L’Occidente non soccorre l’Africa. E allora ci pensa la Cina

La generosità di Pechino ha anche un secondo fine: consolidare la sua penetrazione in Africa con una strategia ‘soft-power’, saccheggiando le risorse naturali e conquistando quelle che erano zone d’influenza occidentale

L’Occidente non soccorre l’Africa. E allora ci pensa la Cina

La Cina tende la mano all’Africa in previsione dell'ecatombe che la pandemia di coronavirus produrrà nel continente. E lo fa con ricchi doni di materiale sanitario.

Il miliardario cinese Jack Ma, fondatore di Alibaba, ha fatto arrivare ad Addis Abeba 5,4 milioni di mascherine, 1 milione di test diagnostici e 40 mila  tute protettive contro il virus.

Ingenti donazioni sono giunte anche da un altro colosso cinese, il gigante delle telecomunicazioni Huawei, che ha fornito materiale sanitario a Tunisia, Sudafrica, Zambia e Kenya.

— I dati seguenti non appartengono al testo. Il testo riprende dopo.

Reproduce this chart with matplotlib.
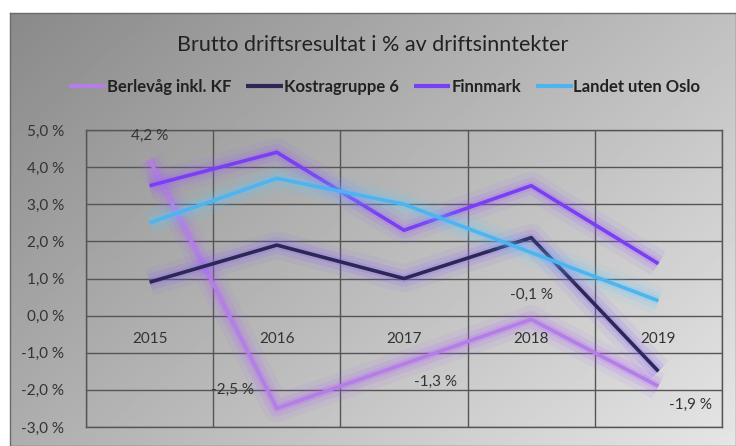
import numpy as np
import matplotlib.pyplot as plt
import matplotlib.patheffects as pe

years = ["2015", "2016", "2017", "2018", "2019"]
berlevag = [4.2, -2.5, -1.3, -0.1, -1.9]
kostra = [0.9, 1.9, 1.0, 2.1, -1.5]
finnmark = [3.5, 4.4, 2.3, 3.5, 1.4]
landet = [2.5, 3.7, 3.0, 1.7, 0.4]

series = [
    ("Berlevåg inkl. KF", berlevag, "#b47ee6", "#b060ff"),
    ("Kostragruppe 6", kostra, "#2b2856", "#8a5cff"),
    ("Finnmark", finnmark, "#7a3ff2", "#9a5cff"),
    ("Landet uten Oslo", landet, "#4db4f0", "#60c8ff"),
]

fig = plt.figure(figsize=(7.36, 4.46), dpi=100)
fig.patch.set_facecolor("white")

# gradient background frame
bg = fig.add_axes([10 / 736, 0, 1 - 10 / 736, (446 - 13) / 446])
yy, xx = np.mgrid[0:1:200j, 0:1:300j]
grad = 0.54 + 0.36 * (0.6 * xx + 0.4 * yy)
bg.imshow(grad, cmap="gray", vmin=0, vmax=1, aspect="auto",
          extent=[0, 1, 0, 1], origin="upper")
bg.set_xticks([])
bg.set_yticks([])
for s in bg.spines.values():
    s.set_color("#6a6a6a")
    s.set_linewidth(1.0)

ax = fig.add_axes([86 / 736, 19 / 446, (722 - 86) / 736, (427 - 130) / 446])
ax.set_facecolor("none")
x = np.arange(len(years))

for name, vals, col, glow in series:
    ax.plot(x, vals, color=col, lw=2.6, label=name, solid_capstyle="butt",
            path_effects=[pe.Stroke(linewidth=20, foreground=glow, alpha=0.08),
                          pe.Stroke(linewidth=12, foreground=glow, alpha=0.14),
                          pe.Stroke(linewidth=6, foreground=glow, alpha=0.2),
                          pe.Normal()])

ax.set_xlim(-0.5, 4.5)
ax.set_ylim(-3, 5)
ax.set_yticks(range(-3, 6))
ax.set_yticklabels([f"{v},0 %" for v in range(-3, 6)], fontsize=11,
                   color="#333333", family="Lato")
ax.set_xticks([-0.5, 0.5, 1.5, 2.5, 3.5, 4.5])
ax.set_xticklabels([])
ax.tick_params(length=0, pad=16)
ax.grid(True, color="#555555", lw=1.0)
ax.set_axisbelow(True)
for s in ax.spines.values():
    s.set_color("#555555")
    s.set_linewidth(1.0)

for i, yr in enumerate(years):
    ax.text(i, -0.62, yr, ha="center", va="center", fontsize=11,
            color="#333333", family="Lato")

# data labels for Berlevåg
lbl_pos = [(0, 4.85), (0.65, -2.0), (2.25, -1.78), (3, 0.55), (4.25, -2.4)]
for (lx, ly), v in zip(lbl_pos, berlevag):
    ax.text(lx, ly, f"{v:.1f} %".replace(".", ","), ha="center", va="center",
            fontsize=11, color="#333333", family="Lato")

fig.text(0.507, 0.9, "Brutto driftsresultat i % av driftsinntekter",
         ha="center", va="center", fontsize=15.5, color="#222222",
         family="Lato")

leg = fig.legend(loc="center", bbox_to_anchor=(0.523, 0.806), ncol=4,
                 frameon=False, handlelength=2.2, handletextpad=0.05,
                 columnspacing=0.9,
                 prop={"family": "Lato", "weight": "bold", "size": 12})
for line in leg.get_lines():
    line.set_path_effects([])
    line.set_linewidth(3)
for t in leg.get_texts():
    t.set_color("#222222")

fig.savefig("out.png", dpi=100)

Ma sono aiuti che sottointendono secondi fini. Le attenzioni con cui Pechino si pone come partner privilegiato nella guerra contro il Covid-19 fa parte della strategia di una penetrazione ‘soft-power’ in Africa, saccheggiarndo le risorse naturali e conquistando quelle che erano zone d’influenza occidentale.

Negli ultimi 15 anni, gli scambi commerciali tra i due continenti sono stati moltiplicati per undici fino a superare i 170 miliardi di euro. Oggi, un milione di cinesi vive in Africa e circa 50 mila studenti africani è iscritto nelle università in Cina.